Un par de horas más tarde, a sesenta kilómetros de Fustiñana, coincidí de
nuevo con Fermín Valencia. Me habían invitado a una cena de amigos,
aprovechando la relativa cercanía de la Ribera. La masacre del 36, las
vendettas de la derecha navarra, el exilio y la omisión de miles de vascos...
las conversaciones nos las habían marcado los Siete de Fustiñana. Comimos... y
cantamos. Como siempre. En 1941 respondía Niceto Alcalá Zamora, presidente de
la República, a una pregunta sobre dónde estaban los vascos que compartían
con él campo de concentración: "¿Los vascos? No sé dónde se
encuentran. Pero seguro que están cantando".
Después de una jornada tan cargada de emociones, la música de Fermín nos nubló
la vista. Fue capaz de recordarnos que, a pesar de la costumbre, las ejecuciones
y la tragedia se suman una a una, se contabilizan en soledad. Las notas de su
guitarra acompañaron a la voz en una canción que acababa de componer sólo
unas semanas antes. El título no podía ser más elocuente:
"Maravillas".
Que era un nombre propio.
Maravillas Lamberto Yoldi. Nació en Larraga. El 15 de agosto de 1936, un grupo
de falangistas allanaron su casa a la búsqueda de su padre Vicente. Mientras,
ese día, en Larraga, en Navarra, los fariseos llenaban las iglesias y honraban
a la patrona de las patronas, a la madre de las madres. Con el fondo de las
rogativas, jaculatorias y demás manifestaciones de muerte, los verdugos se
llevaron a Vicente y... a Maravillas que no se apartaba de su padre,
aterrorizado por la visión que imaginaba y, fatalmente, se produjo. "Tú
no puedes volver atrás porque la vida ya te empuja en un aullido interminable,
interminable", escribió a Julia el poeta José Agustín Goytisolo. Esta
vez no era Julia, era Maravillas.
Violaron los sinnombre a Maravillas, la despojaron en unos minutos de sus 14 años
de inocencia, le robaron su futuro ante los ojos angustiosos de su padre
Vicente. Las campanas llamaban a la fiesta. El obispo declamaba el Génesis, las
ancianas se santiguaban con el agua bendita y los guardianes de las esencias que
hicieron posible el 18 de Julio asesinaban a Maravillas y a su padre Vicente.

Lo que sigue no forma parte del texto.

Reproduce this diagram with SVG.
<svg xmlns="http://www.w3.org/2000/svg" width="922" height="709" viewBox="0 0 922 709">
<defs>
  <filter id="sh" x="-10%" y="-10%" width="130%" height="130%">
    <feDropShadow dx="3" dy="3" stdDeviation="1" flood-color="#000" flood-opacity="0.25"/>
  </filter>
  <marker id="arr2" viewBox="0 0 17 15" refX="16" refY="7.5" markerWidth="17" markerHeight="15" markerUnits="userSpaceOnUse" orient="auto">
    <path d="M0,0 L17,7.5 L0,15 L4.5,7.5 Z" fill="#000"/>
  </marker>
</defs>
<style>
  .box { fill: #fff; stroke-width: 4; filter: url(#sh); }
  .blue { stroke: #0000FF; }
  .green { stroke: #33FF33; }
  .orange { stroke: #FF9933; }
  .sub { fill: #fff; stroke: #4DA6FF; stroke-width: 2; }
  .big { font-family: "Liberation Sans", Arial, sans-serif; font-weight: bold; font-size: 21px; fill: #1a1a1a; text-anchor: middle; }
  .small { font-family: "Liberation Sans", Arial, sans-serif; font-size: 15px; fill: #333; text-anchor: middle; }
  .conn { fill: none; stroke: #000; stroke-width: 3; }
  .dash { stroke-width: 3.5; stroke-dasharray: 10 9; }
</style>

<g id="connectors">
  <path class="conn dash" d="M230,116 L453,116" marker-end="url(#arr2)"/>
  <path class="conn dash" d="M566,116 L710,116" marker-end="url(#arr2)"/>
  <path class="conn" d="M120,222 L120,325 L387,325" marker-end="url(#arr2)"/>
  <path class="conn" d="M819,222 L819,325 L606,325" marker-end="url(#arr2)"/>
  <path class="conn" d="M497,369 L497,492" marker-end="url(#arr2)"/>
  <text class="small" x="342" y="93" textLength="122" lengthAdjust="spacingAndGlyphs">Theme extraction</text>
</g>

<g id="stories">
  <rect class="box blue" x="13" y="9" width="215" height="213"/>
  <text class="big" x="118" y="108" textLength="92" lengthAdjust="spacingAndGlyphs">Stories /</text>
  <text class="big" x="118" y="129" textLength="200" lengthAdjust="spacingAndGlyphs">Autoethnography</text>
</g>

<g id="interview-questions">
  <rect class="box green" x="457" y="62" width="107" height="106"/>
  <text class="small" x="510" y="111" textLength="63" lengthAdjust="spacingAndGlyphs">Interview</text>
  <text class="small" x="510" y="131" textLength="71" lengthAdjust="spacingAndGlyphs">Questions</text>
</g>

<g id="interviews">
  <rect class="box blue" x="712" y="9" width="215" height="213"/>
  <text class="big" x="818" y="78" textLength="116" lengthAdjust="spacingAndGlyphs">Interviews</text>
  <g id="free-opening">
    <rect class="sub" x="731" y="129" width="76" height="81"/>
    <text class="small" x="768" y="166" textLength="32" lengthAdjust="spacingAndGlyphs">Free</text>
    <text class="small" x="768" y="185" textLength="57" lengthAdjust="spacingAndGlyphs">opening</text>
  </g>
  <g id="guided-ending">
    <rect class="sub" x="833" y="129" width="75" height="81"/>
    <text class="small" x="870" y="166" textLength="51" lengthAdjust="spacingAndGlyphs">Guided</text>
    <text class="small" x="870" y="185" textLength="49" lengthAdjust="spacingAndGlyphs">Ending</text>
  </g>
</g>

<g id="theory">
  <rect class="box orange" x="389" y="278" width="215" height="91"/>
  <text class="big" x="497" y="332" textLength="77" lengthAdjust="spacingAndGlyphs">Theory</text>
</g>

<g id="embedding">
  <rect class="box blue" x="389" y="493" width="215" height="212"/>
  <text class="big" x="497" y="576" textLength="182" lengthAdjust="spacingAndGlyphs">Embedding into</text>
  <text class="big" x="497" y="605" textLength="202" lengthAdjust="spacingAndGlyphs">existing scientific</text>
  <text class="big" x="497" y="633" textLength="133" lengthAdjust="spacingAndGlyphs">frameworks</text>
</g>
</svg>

Cada uno en su lugar. Cada cosa como Dios manda. La muerte azul.
Fermín Valencia había compuesto un fragmento de poesía en medio del horror.

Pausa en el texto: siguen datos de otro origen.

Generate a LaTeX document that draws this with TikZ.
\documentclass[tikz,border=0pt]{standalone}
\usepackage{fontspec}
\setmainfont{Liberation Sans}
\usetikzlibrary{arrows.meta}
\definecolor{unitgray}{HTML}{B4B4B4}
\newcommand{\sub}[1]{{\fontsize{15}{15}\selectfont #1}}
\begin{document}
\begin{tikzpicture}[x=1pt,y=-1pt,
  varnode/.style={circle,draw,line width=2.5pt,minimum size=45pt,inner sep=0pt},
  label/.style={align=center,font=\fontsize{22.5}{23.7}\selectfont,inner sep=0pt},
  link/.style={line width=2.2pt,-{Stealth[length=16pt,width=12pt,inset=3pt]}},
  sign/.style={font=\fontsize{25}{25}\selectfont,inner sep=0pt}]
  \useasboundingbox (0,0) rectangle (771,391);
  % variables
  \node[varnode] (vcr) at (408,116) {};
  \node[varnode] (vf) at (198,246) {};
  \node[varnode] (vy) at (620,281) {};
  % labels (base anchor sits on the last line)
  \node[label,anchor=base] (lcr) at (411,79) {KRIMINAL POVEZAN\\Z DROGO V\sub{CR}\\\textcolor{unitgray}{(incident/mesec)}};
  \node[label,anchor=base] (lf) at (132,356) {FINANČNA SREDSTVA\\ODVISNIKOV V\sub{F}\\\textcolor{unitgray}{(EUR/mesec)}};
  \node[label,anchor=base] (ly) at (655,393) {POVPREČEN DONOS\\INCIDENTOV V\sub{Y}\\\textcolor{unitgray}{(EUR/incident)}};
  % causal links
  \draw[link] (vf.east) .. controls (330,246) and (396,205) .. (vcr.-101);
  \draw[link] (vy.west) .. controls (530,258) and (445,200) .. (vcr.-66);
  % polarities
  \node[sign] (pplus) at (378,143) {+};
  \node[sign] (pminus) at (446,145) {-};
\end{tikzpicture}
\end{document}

Son demasiadas las citas a la guerra, 70 años después, a ese grupo de hombres,
mujeres... y niñas, que no han tenido jamás un segundo de reconocimiento. Sé
que una y otra vez vuelvo sobre el tema y que se ha convertido en una de mis
obsesiones. En la obsesión. No lo puedo remediar y el tamaño del empeño es
proporcional al de la injusticia del olvido.
La derecha dejó que los restos de Maravillas y de otros miles fueran pasto de
los perros, que sus nombres fueran tachados en los registros y que su existencia
fuera negada. Me parecieron y me siguen pareciendo tremendas aquellas
declaraciones de José Antonio Giménez-Arnau, director del diario Hierro y
delegado de Prensa y Propaganda en Bizkaia, que puso en 1937 los pilares de tan
gigantesca iniquidad: "La justicia divina no espera al más allá. Estos
sicarios, estos esbirros de Rusia serán asesinados por la espalda. Serán
asesinados por la espalda y no encontrarán ni manos que cierren sus ojos, ni
brazos que caven su tumba, ni bocas que recen una oración por sus almas".
El año que viene, 2006, 70 años más tarde, es una buena oportunidad para
indicar que Giménez-Arnau no era sino un bocazas. Que sentimos a nuestros
muertos y que nuestras manos y nuestros brazos sirven para recuperar a los
nuestros. Que el futuro será nuestro si arreglamos las cuentas del pasado. Que
el mensaje que transmitimos a nuestras hijas e hijos es el que robaron a
Maravillas.
Anteayer supe que la Xunta gallega ha declarado a 2006 como el año de la
Memoria. Una decisión acertada. Ayer conocí que la hermana de Maravillas,
Josefina, vive en Iruñea y que todas las horas de su vida han estado cruzadas
por el tormento del recuerdo de aquel día de la Virgen del húmedo agosto de
1936. Que perdió la fe en la humanidad. Me emocionó, de nuevo, su testimonio.
Y hoy he decidido escribir este artículo. Por ellos, por nosotros.